■ To be done
Exactly repeat the material, dropping only the pictures.

■ Raw data
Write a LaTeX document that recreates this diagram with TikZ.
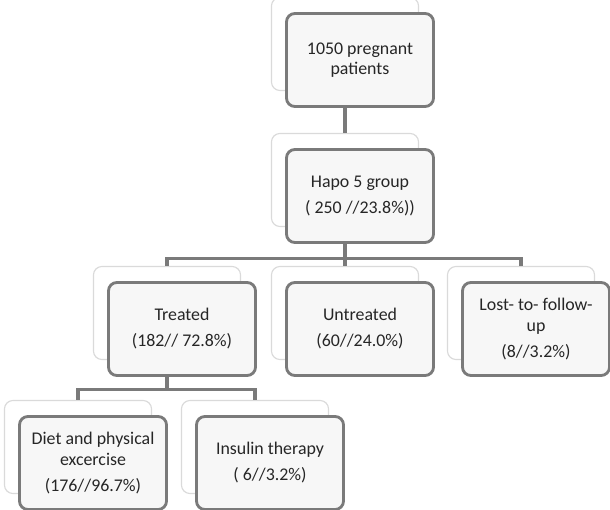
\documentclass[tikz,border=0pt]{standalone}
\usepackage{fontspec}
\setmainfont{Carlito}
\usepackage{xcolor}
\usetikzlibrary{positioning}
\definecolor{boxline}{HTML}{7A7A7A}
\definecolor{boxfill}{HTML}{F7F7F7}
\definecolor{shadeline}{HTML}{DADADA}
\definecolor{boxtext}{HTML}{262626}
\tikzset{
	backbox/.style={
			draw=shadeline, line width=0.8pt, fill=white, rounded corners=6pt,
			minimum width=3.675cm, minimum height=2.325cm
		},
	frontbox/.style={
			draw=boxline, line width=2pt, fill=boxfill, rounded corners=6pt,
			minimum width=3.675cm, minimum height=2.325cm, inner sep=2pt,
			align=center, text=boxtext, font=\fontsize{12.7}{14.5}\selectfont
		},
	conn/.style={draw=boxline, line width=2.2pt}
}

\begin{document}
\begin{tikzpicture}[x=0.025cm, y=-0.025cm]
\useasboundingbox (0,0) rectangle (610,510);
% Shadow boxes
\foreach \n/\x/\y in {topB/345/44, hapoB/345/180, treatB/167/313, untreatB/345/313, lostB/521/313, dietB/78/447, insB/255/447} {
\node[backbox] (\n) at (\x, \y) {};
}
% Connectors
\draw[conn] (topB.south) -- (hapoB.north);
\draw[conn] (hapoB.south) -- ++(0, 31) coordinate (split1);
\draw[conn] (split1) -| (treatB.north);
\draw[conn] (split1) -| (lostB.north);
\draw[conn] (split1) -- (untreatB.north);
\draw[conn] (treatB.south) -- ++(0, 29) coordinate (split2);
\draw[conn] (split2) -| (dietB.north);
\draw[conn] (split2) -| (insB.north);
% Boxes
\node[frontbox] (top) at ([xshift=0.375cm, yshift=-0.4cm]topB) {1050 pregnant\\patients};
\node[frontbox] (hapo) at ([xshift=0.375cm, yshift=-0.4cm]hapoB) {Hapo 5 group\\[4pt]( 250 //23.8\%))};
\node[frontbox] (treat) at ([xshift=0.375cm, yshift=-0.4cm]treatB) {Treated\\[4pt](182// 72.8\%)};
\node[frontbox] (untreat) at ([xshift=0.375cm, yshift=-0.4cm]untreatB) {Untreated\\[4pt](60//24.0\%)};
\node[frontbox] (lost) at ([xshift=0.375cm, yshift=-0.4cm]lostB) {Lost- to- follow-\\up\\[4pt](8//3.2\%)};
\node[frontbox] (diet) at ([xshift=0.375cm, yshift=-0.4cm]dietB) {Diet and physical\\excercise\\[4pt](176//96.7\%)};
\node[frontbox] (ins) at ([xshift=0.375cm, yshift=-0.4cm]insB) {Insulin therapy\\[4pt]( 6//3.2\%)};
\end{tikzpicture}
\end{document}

■ Result
Write a LaTeX document that recreates this diagram with TikZ.
\documentclass[tikz,border=0pt]{standalone}
\usepackage{fontspec}
\setmainfont{Carlito}
\usepackage{xcolor}
\usetikzlibrary{positioning}
\definecolor{boxline}{HTML}{7A7A7A}
\definecolor{boxfill}{HTML}{F7F7F7}
\definecolor{shadeline}{HTML}{DADADA}
\definecolor{boxtext}{HTML}{262626}
\tikzset{
	backbox/.style={
			draw=shadeline, line width=0.8pt, fill=white, rounded corners=6pt,
			minimum width=3.675cm, minimum height=2.325cm
		},
	frontbox/.style={
			draw=boxline, line width=2pt, fill=boxfill, rounded corners=6pt,
			minimum width=3.675cm, minimum height=2.325cm, inner sep=2pt,
			align=center, text=boxtext, font=\fontsize{12.7}{14.5}\selectfont
		},
	conn/.style={draw=boxline, line width=2.2pt}
}

\begin{document}
\begin{tikzpicture}[x=0.025cm, y=-0.025cm]
\useasboundingbox (0,0) rectangle (610,510);
% Shadow boxes
\foreach \n/\x/\y in {topB/345/44, hapoB/345/180, treatB/167/313, untreatB/345/313, lostB/521/313, dietB/78/447, insB/255/447} {
\node[backbox] (\n) at (\x, \y) {};
}
% Connectors
\draw[conn] (topB.south) -- (hapoB.north);
\draw[conn] (hapoB.south) -- ++(0, 31) coordinate (split1);
\draw[conn] (split1) -| (treatB.north);
\draw[conn] (split1) -| (lostB.north);
\draw[conn] (split1) -- (untreatB.north);
\draw[conn] (treatB.south) -- ++(0, 29) coordinate (split2);
\draw[conn] (split2) -| (dietB.north);
\draw[conn] (split2) -| (insB.north);
% Boxes
\node[frontbox] (top) at ([xshift=0.375cm, yshift=-0.4cm]topB) {1050 pregnant\\patients};
\node[frontbox] (hapo) at ([xshift=0.375cm, yshift=-0.4cm]hapoB) {Hapo 5 group\\[4pt]( 250 //23.8\%))};
\node[frontbox] (treat) at ([xshift=0.375cm, yshift=-0.4cm]treatB) {Treated\\[4pt](182// 72.8\%)};
\node[frontbox] (untreat) at ([xshift=0.375cm, yshift=-0.4cm]untreatB) {Untreated\\[4pt](60//24.0\%)};
\node[frontbox] (lost) at ([xshift=0.375cm, yshift=-0.4cm]lostB) {Lost- to- follow-\\up\\[4pt](8//3.2\%)};
\node[frontbox] (diet) at ([xshift=0.375cm, yshift=-0.4cm]dietB) {Diet and physical\\excercise\\[4pt](176//96.7\%)};
\node[frontbox] (ins) at ([xshift=0.375cm, yshift=-0.4cm]insB) {Insulin therapy\\[4pt]( 6//3.2\%)};
\end{tikzpicture}
\end{document}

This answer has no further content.